- Composition: Classic Cotton – organic (more info at bottom)
- Dimensions: 50 x 70 cm (19.7 x 27.5 inches)
- Weight of base cloth: 140 gsm
- The artist is paid royalties for every metre printed
- Produced by Flying Fox Fabrics under license in collaboration with Papulankutja Artists
- Tag with story details supplied (see photo)
Title: Kungka dancing
Janet has painted a woman or kunga dancing at her campsite. The kunga has customary women’s markings painted on her breasts for performing ceremonial dances.
The campsite is identified by the fireplace (star in the middle) and wiltja – a traditional shade shelter made of branches. She is accompanied by her beloved dogs.
Janet is an accomplished artist with a fine sense of colour and composition. Her artworks are often intricately layered. She is also a weaver.
About the artist:
Janet was born a bush baby in the Warburton area. Her father, Nyunma came from Tawulbalyana and was a famous traditional owner for the region around Papulankutja. Her mother, Yuminiya was from Waltjatjarra country on the other side (south) of the Blackstone Ranges. After attending school at the Warburton mission (c1974/75) Janet moved to Norseman to attend high school where she met and married Craig Morrison.They have three children. The Forbes family decided to return to their country in the 1980’s settling in the new Papulankutja (Blackstone) which was founded by her father Fred Forbes. She had three siblings, only her sister Delma and herself remain.

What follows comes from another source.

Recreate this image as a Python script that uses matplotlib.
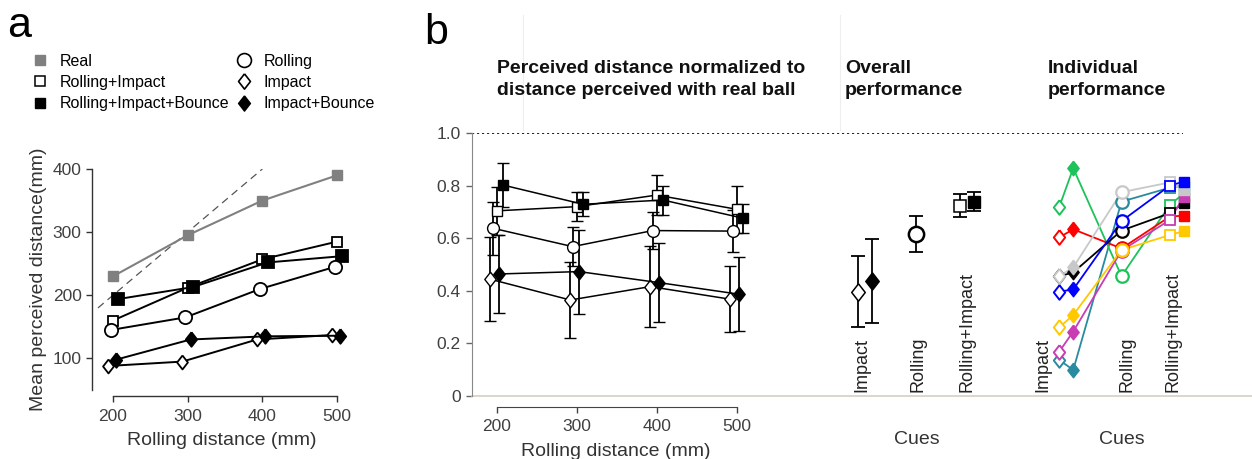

Janet was a co-founder of the original Papulankutja Women’s Centre and recalls going to a meeting at Hamilton Downs in the Anangu Pitjantjatjara, Yankunyjatjara (APY) Lands to talk to government about money for the centre. In the early days she made batik cloth, just like the women at centres in the APY Lands where it had started.
Janet learnt to make baskets from her older sister, Ruby Reid and was taught how to make punu (wooden artifacts) by her mother. Janet also makes sculptural forms from tjanpi (grass) with Tjanpi Desert Weavers. Janet started painting in 2003 at the newly established Papulankutja Artists originally based at the Women’s Centre. Her paintings often depict the nganur (Bush Turkey) story, the Papulankutja story of the two goanna men or the Kungkarrangkalpa (Seven Sisters).
She still lives in Blackstone with her husband Craig and surrounded by family. She lives just behind the art centre so is always coming in to paint her beautiful way, making all the other artists laugh by sharing stories as she works.
Papulankutja Artists is a community-based, not-for-profit Aboriginal Corporation governed by a committee of elected members.
It evolved out of the Women’s Centre where painting had been encouraged as an activity for both men and women since the mid 1980s. With the Aboriginal art market taking off it became necessary to establish a legal framework to protect the artists and their entitlements. Papulankutja Artists was born in 2003 and a year later registered as an Aboriginal Corporation with the members governing the art centre. After five year struggling to find a home Papulankutja Artists moved into a purpose built art centre in 2009. The art centre also works with artists in Mantamaru (Jameson), a community 75kms to the west.
The fabric: Classic Cotton is made from organic yarn and woven in a satin finish. The fabric has a smooth surface with a sheen across it and a bright white point making it an excellent fabric for printing. Classic Cotton is a versatile fabric that produces a soft hand feel and gentle drape. Perfect for all types of clothing, accessories and selected soft furnishings.
Printed by: Next State Print in Melbourne, Australia
Fabric care instructions:
Gentle cold wash. Do not bleach, warm rinse well, do not tumble dry, iron, dry cleanable (P).